Las personas necesitamos de estímulos cercanos al corazón. Como decía Pascal: “el corazón tiene razones que la razón desconoce”.
Precisamente el doctor Claude Steiner elaboró un estudio soportado en observaciones clínicas al que denominó “Teoría de las caricias”. Concluye que estas “unidades de contacto” (así las define), son indispensables para sobrevivir y de no recibirlas, desarrollamos mecanismos instintivos que nos conducen, incluso a preferir el grito a la ignorancia.
Tengo la impresión que en el común de las organizaciones administrativas, empresariales o en la propia familia, parece instalarse con harta frecuencia la escasez en esto de las caricias. Mal asunto y peor porvenir.

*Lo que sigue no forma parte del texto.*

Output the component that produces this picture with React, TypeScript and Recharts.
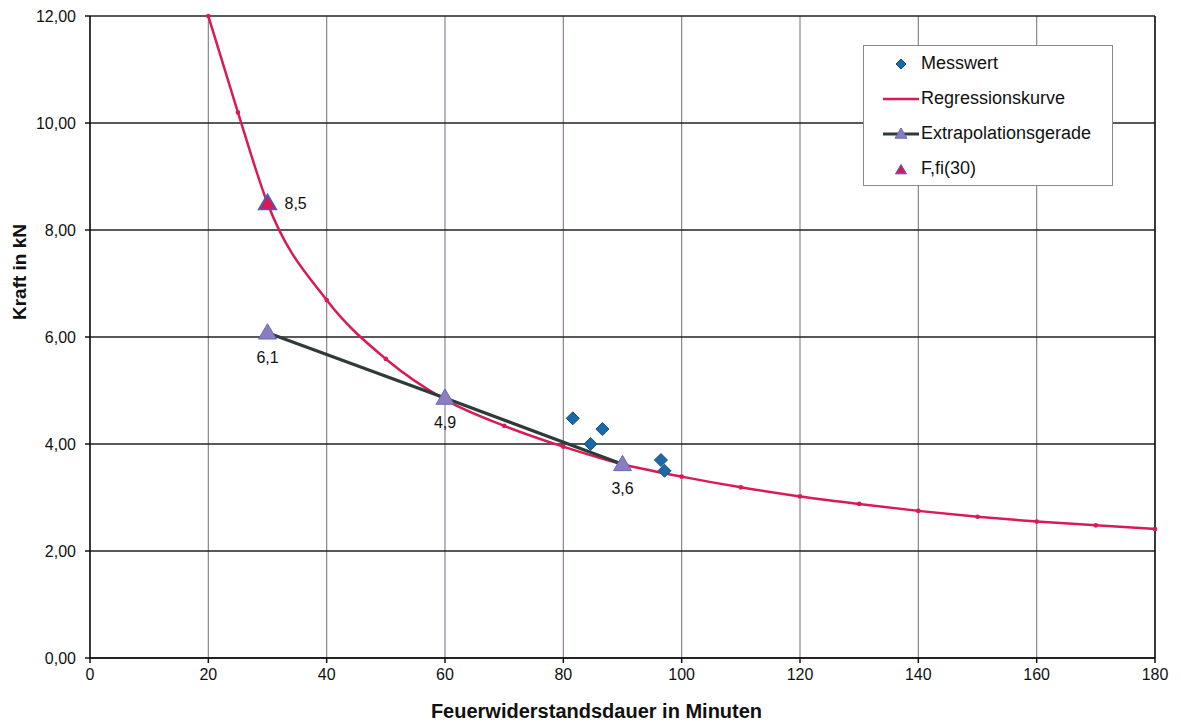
import {
  ComposedChart,
  Line,
  Scatter,
  XAxis,
  YAxis,
  CartesianGrid,
  ReferenceLine,
  Legend,
} from "recharts";

// Regressionskurve
const curveMinutes = [20, 25, 30, 40, 50, 60, 70, 80, 90, 100, 110, 120, 130, 140, 150, 160, 170, 180];
const curveForce = [12.0, 10.2, 8.5, 6.69, 5.59, 4.83, 4.34, 3.95, 3.62, 3.39, 3.19, 3.02, 2.88, 2.75, 2.64, 2.55, 2.48, 2.41];

// Messwerte
const measuredMinutes = [81.6, 84.6, 86.6, 96.5, 97.1];
const measuredForce = [4.48, 4.0, 4.28, 3.7, 3.5];

// Extrapolationsgerade
const lineMinutes = [30, 60, 90];
const lineForce = [6.08, 4.86, 3.62];

// F,fi(30)
const ffiMinutes = [30];
const ffiForce = [8.5];

const xTicks = [0, 20, 40, 60, 80, 100, 120, 140, 160, 180];
const yTicks = [0, 2, 4, 6, 8, 10, 12];

const FONT = "'Liberation Sans', Arial, sans-serif";
const RED = "#d91a55";
const DARK = "#2e3b36";
const LILAC = "#8e7cc3";
const BLUE = "#1a6aa8";

const regression = curveMinutes.map((t, i) => ({ t, f: curveForce[i] }));
const measured = measuredMinutes.map((t, i) => ({ t, f: measuredForce[i] }));
const extrapolation = lineMinutes.map((t, i) => ({ t, f: lineForce[i] }));
const ffi = ffiMinutes.map((t, i) => ({ t, f: ffiForce[i] }));

const fmt = (v: number, d: number) => v.toFixed(d).replace(".", ",");

const tri = (cx: number, cy: number, s = 9) =>
  `M${cx},${cy - s} L${cx + s},${cy + s * 0.7} L${cx - s},${cy + s * 0.7} Z`;

function LegendBox() {
  const rows = [
    {
      name: "Messwert",
      icon: <path d="M19,4 L24,9 L19,14 L14,9 Z" fill={BLUE} stroke="#0f4f86" />,
    },
    {
      name: "Regressionskurve",
      icon: <line x1={1} y1={9} x2={37} y2={9} stroke={RED} strokeWidth={2.5} />,
    },
    {
      name: "Extrapolationsgerade",
      icon: (
        <g>
          <line x1={1} y1={9} x2={37} y2={9} stroke={DARK} strokeWidth={3} />
          <path d={tri(19, 9, 6)} fill={LILAC} stroke="#5a6fc0" />
        </g>
      ),
    },
    {
      name: "F,fi(30)",
      icon: <path d={tri(19, 10, 5.5)} fill={RED} stroke="#3a66c8" />,
    },
  ];
  return (
    <div
      style={{
        width: 250,
        height: 141,
        boxSizing: "border-box",
        border: "1.5px solid #8a8a8a",
        background: "#fff",
        fontFamily: FONT,
        fontSize: 18,
        color: "#111",
      }}
    >
      {rows.map((r) => (
        <div key={r.name} style={{ height: 35, display: "flex", alignItems: "center" }}>
          <svg width={38} height={18} style={{ marginLeft: 18, marginRight: 1 }}>
            {r.icon}
          </svg>
          <span>{r.name}</span>
        </div>
      ))}
    </div>
  );
}

export default function App() {
  return (
    <div style={{ position: "absolute", left: 0, top: 0, background: "#fff" }}>
      <ComposedChart
        width={1181}
        height={723}
        margin={{ top: 16, right: 26, left: 0, bottom: 0 }}
        style={{ fontFamily: FONT }}
      >
        <CartesianGrid horizontal={false} stroke="#8c8290" strokeWidth={1.2} />
        <CartesianGrid vertical={false} stroke="#222" strokeWidth={1.5} />
        <XAxis
          type="number"
          dataKey="t"
          domain={[0, 180]}
          ticks={xTicks}
          height={65}
          tickSize={5}
          stroke="#111"
          strokeWidth={1.5}
          tick={{ fill: "#111", fontSize: 16, dy: 4 }}
          label={{
            value: "Feuerwiderstandsdauer in Minuten",
            content: (p: any) => (
              <text
                x={p.viewBox.x + p.viewBox.width / 2 - 26}
                y={p.viewBox.y + 60}
                textAnchor="middle"
                fontWeight="bold"
                fontSize={20}
                fill="#111"
              >
                Feuerwiderstandsdauer in Minuten
              </text>
            ),
          }}
        />
        <YAxis
          type="number"
          dataKey="f"
          domain={[0, 12]}
          ticks={yTicks}
          width={90}
          tickSize={5}
          stroke="#111"
          strokeWidth={1.5}
          tickFormatter={(v: number) => fmt(v, 2)}
          tick={{ fill: "#111", fontSize: 16, dx: -7 }}
          label={{
            value: "Kraft in kN",
            content: (p: any) => (
              <text
                x={p.viewBox.x + 26}
                y={p.viewBox.y + p.viewBox.height / 2 - 65}
                transform={`rotate(-90, ${p.viewBox.x + 26}, ${p.viewBox.y + p.viewBox.height / 2 - 65})`}
                textAnchor="middle"
                fontWeight="bold"
                fontSize={19}
                fill="#111"
              >
                Kraft in kN
              </text>
            ),
          }}
        />
        <ReferenceLine x={180} stroke="#111" strokeWidth={1.5} />
        <Line
          data={regression}
          dataKey="f"
          type="monotone"
          name="Regressionskurve"
          stroke={RED}
          strokeWidth={2.5}
          dot={{ r: 1.1, fill: RED, stroke: RED }}
          isAnimationActive={false}
        />
        <Line
          data={extrapolation}
          dataKey="f"
          type="linear"
          name="Extrapolationsgerade"
          stroke={DARK}
          strokeWidth={3.2}
          isAnimationActive={false}
          dot={(p: any) => (
            <g key={`ex-${p.index}`}>
              <path d={tri(p.cx, p.cy)} fill={LILAC} stroke="#5a6fc0" strokeWidth={1} />
              <text
                x={p.cx}
                y={p.cy + 30}
                textAnchor="middle"
                fontSize={16}
                fill="#111"
              >
                {fmt(p.payload.f, 1)}
              </text>
            </g>
          )}
        />
        <Scatter
          data={ffi}
          dataKey="f"
          name="F,fi(30)"
          isAnimationActive={false}
          shape={(p: any) => (
            <g>
              <path d={tri(p.cx, p.cy)} fill={RED} stroke="#3a66c8" strokeWidth={1.5} />
              <text x={p.cx + 17} y={p.cy + 6} fontSize={16} fill="#111">
                {fmt(p.payload.f, 1)}
              </text>
            </g>
          )}
        />
        <Scatter
          data={measured}
          dataKey="f"
          name="Messwert"
          isAnimationActive={false}
          shape={(p: any) => (
            <path
              d={`M${p.cx},${p.cy - 6.5} L${p.cx + 6.5},${p.cy} L${p.cx},${p.cy + 6.5} L${p.cx - 6.5},${p.cy} Z`}
              fill={BLUE}
              stroke="#0f4f86"
            />
          )}
        />
        <Legend
          layout="vertical"
          verticalAlign="middle"
          align="center"
          content={() => <LegendBox />}
          wrapperStyle={{ position: "absolute", left: 863, top: 45, width: 250, height: 141 }}
        />
      </ComposedChart>
    </div>
  );
}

En cierto modo, la vida es un intercambio de estímulos. Nuestro sentido más cotidiano lo interpretamos en torno a miradas, gestos, gritos, silencios, saludos. Así somos. No demostrar afecto parece oponerse a la propia naturaleza humana. Dicen que vivir en un vacío emocional es aún peor que el dolor.
Sin caer en simplificaciones zafias o ñoñerías, es a partir de ese mecanismo cuando se entienden numerosos conflictos, soledades, depresiones, etc.
Ya William Faulkner dejó escrito en “Las Palmeras Salvajes”, que “preferimos el dolor a la nada o el desprecio a la indiferencia”.
Parece razonable afirmar que invertir en esa economía sencilla y valiosa de las caricias puede ofrecernos muy favorables dividendos sociales a todos los niveles.
Aunque sea un tópico, esa inversión suele empezar por uno mismo, por casa, los amigos, trabajo, … Necesitamos afecto, ternura, la caricia, la mirada, la palabra, el contacto con el otro.